ROANOKE TIMES

                         Roanoke Times
                 Copyright (c) 1995, Landmark Communications, Inc.

DATE: WEDNESDAY, June 16, 1993                   TAG: 9306160187
SECTION: VIRGINIA                    PAGE: C5   EDITION: NEW RIVER VALLEY 
SOURCE: BONNIE V. WINSTON STAFF WRITER
DATELINE: RICHMOND                                LENGTH: Medium


CANDIDATES FAULTED ON CRIMINAL COSTS

O. Randolph Rollins, the Wilder administration's public safety chief, chided the Republican and Democratic candidates for attorney general Tuesday for talking tough on crime but not addressing the budget-busting cost of locking up more criminals.

In remarks televised statewide during an economic symposium, Rollins also put in a plug for Mary Sue Terry, a fellow Democrat and the party's candidate for governor in November.

He said Terry, a former two-term Virginia attorney general, is the only statewide candidate to recognize the difference between violent and nonviolent offenders; and the only one to promote less-expensive alternatives to prison, such as electronic surveillance and home confinement, for nonviolent criminals.

"It takes a courageous political leader to say the solution to recidivism is through treatment, education and job training of inmates," Rollins said. "It's much more politically correct to say, `Throw the book at them' the first time.

"I know if the public knew more of the facts, they would be willing to try some new approaches to crime and punishment," he continued. "I know that the public is smarter than we think, if only those who run for office would bother to tell the whole story - like Mary Sue Terry - and not just advocate getting tough on crime."

James Gilmore, the GOP candidate for attorney general, later said that alternative punishment should not be used "as an excuse" for failures to solve the problem of crime.

"The people of Virginia are tired of excuses.
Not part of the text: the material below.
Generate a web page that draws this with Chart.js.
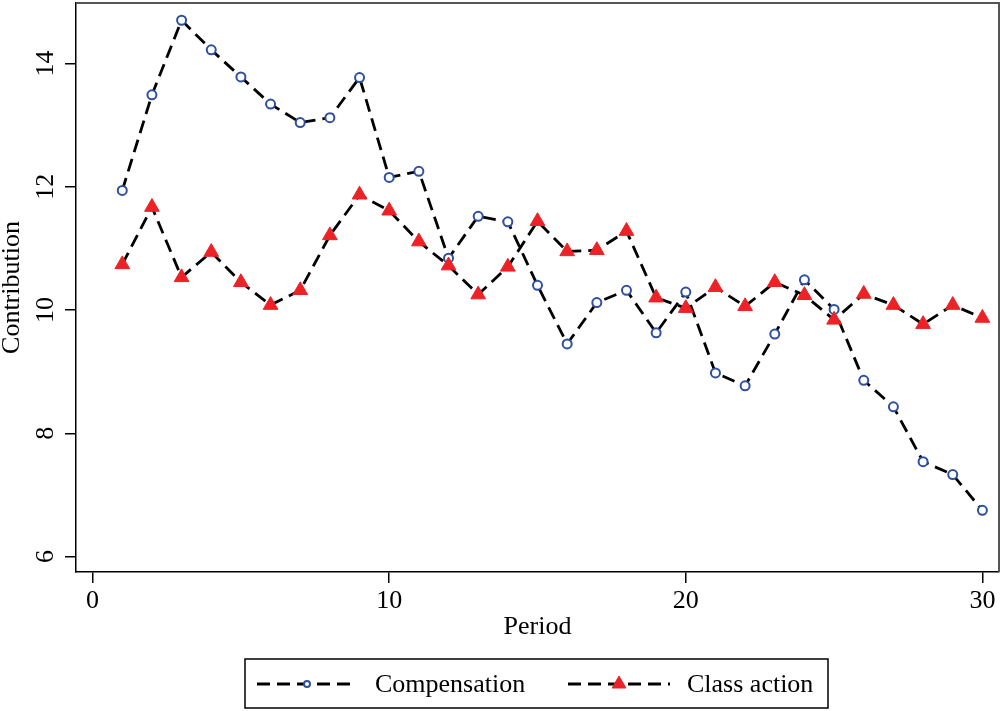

They want solutions to the problems of crime," Gilmore said. "If we have to change priorities, we have to change priorities. And priority No. 1 is public safety."

A spokesman for William Dolan, Gilmore's Democratic opponent, said Rollins missed "a major component" of Dolan's campaign plan - early intervention.

"He believes in putting money into intervening early, when a child becomes disruptive or truant, rather than waiting until he's 16 and walks into a 7-Eleven with a 9-millimeter [handgun]" said Irene Thomaidis, Dolan's press secretary.

By 1997, the state's prison population is expected to grow from 17,000 to more than 27,000. At an average cost of $17,000 per inmate per year, the state's corrections budget is expected to almost double by the end of the decade.

Already, public safety accounts for almost 11 percent of the state's $13 billion general fund budget.